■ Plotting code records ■
START
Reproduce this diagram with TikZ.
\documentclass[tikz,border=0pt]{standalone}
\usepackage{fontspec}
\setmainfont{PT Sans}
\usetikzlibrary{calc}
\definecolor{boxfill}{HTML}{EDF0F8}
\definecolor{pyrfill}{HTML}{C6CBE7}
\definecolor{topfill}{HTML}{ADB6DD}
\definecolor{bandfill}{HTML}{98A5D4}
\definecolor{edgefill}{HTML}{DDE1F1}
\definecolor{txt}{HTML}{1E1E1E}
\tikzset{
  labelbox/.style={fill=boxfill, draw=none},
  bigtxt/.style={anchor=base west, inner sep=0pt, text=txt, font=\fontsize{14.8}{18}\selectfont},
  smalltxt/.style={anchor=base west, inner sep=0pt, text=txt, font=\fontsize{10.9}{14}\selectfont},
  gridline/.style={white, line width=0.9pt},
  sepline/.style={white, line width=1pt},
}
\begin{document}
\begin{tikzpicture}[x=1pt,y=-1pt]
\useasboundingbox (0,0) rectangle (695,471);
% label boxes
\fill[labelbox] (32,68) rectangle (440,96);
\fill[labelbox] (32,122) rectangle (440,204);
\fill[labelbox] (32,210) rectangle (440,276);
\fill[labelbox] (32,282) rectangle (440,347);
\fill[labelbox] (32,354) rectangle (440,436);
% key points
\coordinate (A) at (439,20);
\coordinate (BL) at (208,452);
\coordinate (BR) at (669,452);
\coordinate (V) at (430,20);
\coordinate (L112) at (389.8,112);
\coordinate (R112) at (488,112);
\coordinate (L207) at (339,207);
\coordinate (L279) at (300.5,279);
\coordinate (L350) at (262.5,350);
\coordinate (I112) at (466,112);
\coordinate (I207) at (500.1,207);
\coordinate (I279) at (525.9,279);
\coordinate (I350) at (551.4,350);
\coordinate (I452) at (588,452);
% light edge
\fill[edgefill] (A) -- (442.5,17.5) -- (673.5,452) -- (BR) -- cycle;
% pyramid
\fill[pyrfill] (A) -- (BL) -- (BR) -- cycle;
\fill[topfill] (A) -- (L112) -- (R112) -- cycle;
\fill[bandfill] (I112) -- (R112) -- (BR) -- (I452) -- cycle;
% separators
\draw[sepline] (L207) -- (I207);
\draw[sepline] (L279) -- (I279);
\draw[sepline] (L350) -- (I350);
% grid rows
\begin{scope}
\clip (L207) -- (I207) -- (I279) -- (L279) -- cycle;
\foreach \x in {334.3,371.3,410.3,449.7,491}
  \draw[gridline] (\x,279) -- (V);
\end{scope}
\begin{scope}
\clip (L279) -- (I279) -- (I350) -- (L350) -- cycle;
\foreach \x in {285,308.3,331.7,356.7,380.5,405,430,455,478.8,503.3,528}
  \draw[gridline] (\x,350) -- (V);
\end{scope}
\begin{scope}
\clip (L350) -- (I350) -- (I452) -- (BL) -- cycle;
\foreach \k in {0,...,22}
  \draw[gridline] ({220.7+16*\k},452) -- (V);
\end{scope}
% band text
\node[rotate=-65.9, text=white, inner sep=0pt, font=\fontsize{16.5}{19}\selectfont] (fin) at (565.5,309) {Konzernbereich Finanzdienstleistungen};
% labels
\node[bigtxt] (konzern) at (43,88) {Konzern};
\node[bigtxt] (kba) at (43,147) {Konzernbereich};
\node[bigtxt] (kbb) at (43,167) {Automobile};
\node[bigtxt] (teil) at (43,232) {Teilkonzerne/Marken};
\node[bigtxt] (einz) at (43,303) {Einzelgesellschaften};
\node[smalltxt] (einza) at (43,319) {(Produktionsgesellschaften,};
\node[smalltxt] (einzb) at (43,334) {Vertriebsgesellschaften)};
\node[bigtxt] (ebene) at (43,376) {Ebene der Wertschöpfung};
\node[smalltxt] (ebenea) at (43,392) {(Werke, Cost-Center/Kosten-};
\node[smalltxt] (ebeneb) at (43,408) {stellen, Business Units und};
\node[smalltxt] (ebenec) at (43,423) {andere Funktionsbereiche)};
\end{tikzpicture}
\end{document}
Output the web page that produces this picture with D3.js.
END
■ Task brief ■
Quote the whole listing above, leaving nothing out.

■ Correct response ■
Reproduce this diagram with TikZ.
\documentclass[tikz,border=0pt]{standalone}
\usepackage{fontspec}
\setmainfont{PT Sans}
\usetikzlibrary{calc}
\definecolor{boxfill}{HTML}{EDF0F8}
\definecolor{pyrfill}{HTML}{C6CBE7}
\definecolor{topfill}{HTML}{ADB6DD}
\definecolor{bandfill}{HTML}{98A5D4}
\definecolor{edgefill}{HTML}{DDE1F1}
\definecolor{txt}{HTML}{1E1E1E}
\tikzset{
  labelbox/.style={fill=boxfill, draw=none},
  bigtxt/.style={anchor=base west, inner sep=0pt, text=txt, font=\fontsize{14.8}{18}\selectfont},
  smalltxt/.style={anchor=base west, inner sep=0pt, text=txt, font=\fontsize{10.9}{14}\selectfont},
  gridline/.style={white, line width=0.9pt},
  sepline/.style={white, line width=1pt},
}
\begin{document}
\begin{tikzpicture}[x=1pt,y=-1pt]
\useasboundingbox (0,0) rectangle (695,471);
% label boxes
\fill[labelbox] (32,68) rectangle (440,96);
\fill[labelbox] (32,122) rectangle (440,204);
\fill[labelbox] (32,210) rectangle (440,276);
\fill[labelbox] (32,282) rectangle (440,347);
\fill[labelbox] (32,354) rectangle (440,436);
% key points
\coordinate (A) at (439,20);
\coordinate (BL) at (208,452);
\coordinate (BR) at (669,452);
\coordinate (V) at (430,20);
\coordinate (L112) at (389.8,112);
\coordinate (R112) at (488,112);
\coordinate (L207) at (339,207);
\coordinate (L279) at (300.5,279);
\coordinate (L350) at (262.5,350);
\coordinate (I112) at (466,112);
\coordinate (I207) at (500.1,207);
\coordinate (I279) at (525.9,279);
\coordinate (I350) at (551.4,350);
\coordinate (I452) at (588,452);
% light edge
\fill[edgefill] (A) -- (442.5,17.5) -- (673.5,452) -- (BR) -- cycle;
% pyramid
\fill[pyrfill] (A) -- (BL) -- (BR) -- cycle;
\fill[topfill] (A) -- (L112) -- (R112) -- cycle;
\fill[bandfill] (I112) -- (R112) -- (BR) -- (I452) -- cycle;
% separators
\draw[sepline] (L207) -- (I207);
\draw[sepline] (L279) -- (I279);
\draw[sepline] (L350) -- (I350);
% grid rows
\begin{scope}
\clip (L207) -- (I207) -- (I279) -- (L279) -- cycle;
\foreach \x in {334.3,371.3,410.3,449.7,491}
  \draw[gridline] (\x,279) -- (V);
\end{scope}
\begin{scope}
\clip (L279) -- (I279) -- (I350) -- (L350) -- cycle;
\foreach \x in {285,308.3,331.7,356.7,380.5,405,430,455,478.8,503.3,528}
  \draw[gridline] (\x,350) -- (V);
\end{scope}
\begin{scope}
\clip (L350) -- (I350) -- (I452) -- (BL) -- cycle;
\foreach \k in {0,...,22}
  \draw[gridline] ({220.7+16*\k},452) -- (V);
\end{scope}
% band text
\node[rotate=-65.9, text=white, inner sep=0pt, font=\fontsize{16.5}{19}\selectfont] (fin) at (565.5,309) {Konzernbereich Finanzdienstleistungen};
% labels
\node[bigtxt] (konzern) at (43,88) {Konzern};
\node[bigtxt] (kba) at (43,147) {Konzernbereich};
\node[bigtxt] (kbb) at (43,167) {Automobile};
\node[bigtxt] (teil) at (43,232) {Teilkonzerne/Marken};
\node[bigtxt] (einz) at (43,303) {Einzelgesellschaften};
\node[smalltxt] (einza) at (43,319) {(Produktionsgesellschaften,};
\node[smalltxt] (einzb) at (43,334) {Vertriebsgesellschaften)};
\node[bigtxt] (ebene) at (43,376) {Ebene der Wertschöpfung};
\node[smalltxt] (ebenea) at (43,392) {(Werke, Cost-Center/Kosten-};
\node[smalltxt] (ebeneb) at (43,408) {stellen, Business Units und};
\node[smalltxt] (ebenec) at (43,423) {andere Funktionsbereiche)};
\end{tikzpicture}
\end{document}
Output the web page that produces this picture with D3.js.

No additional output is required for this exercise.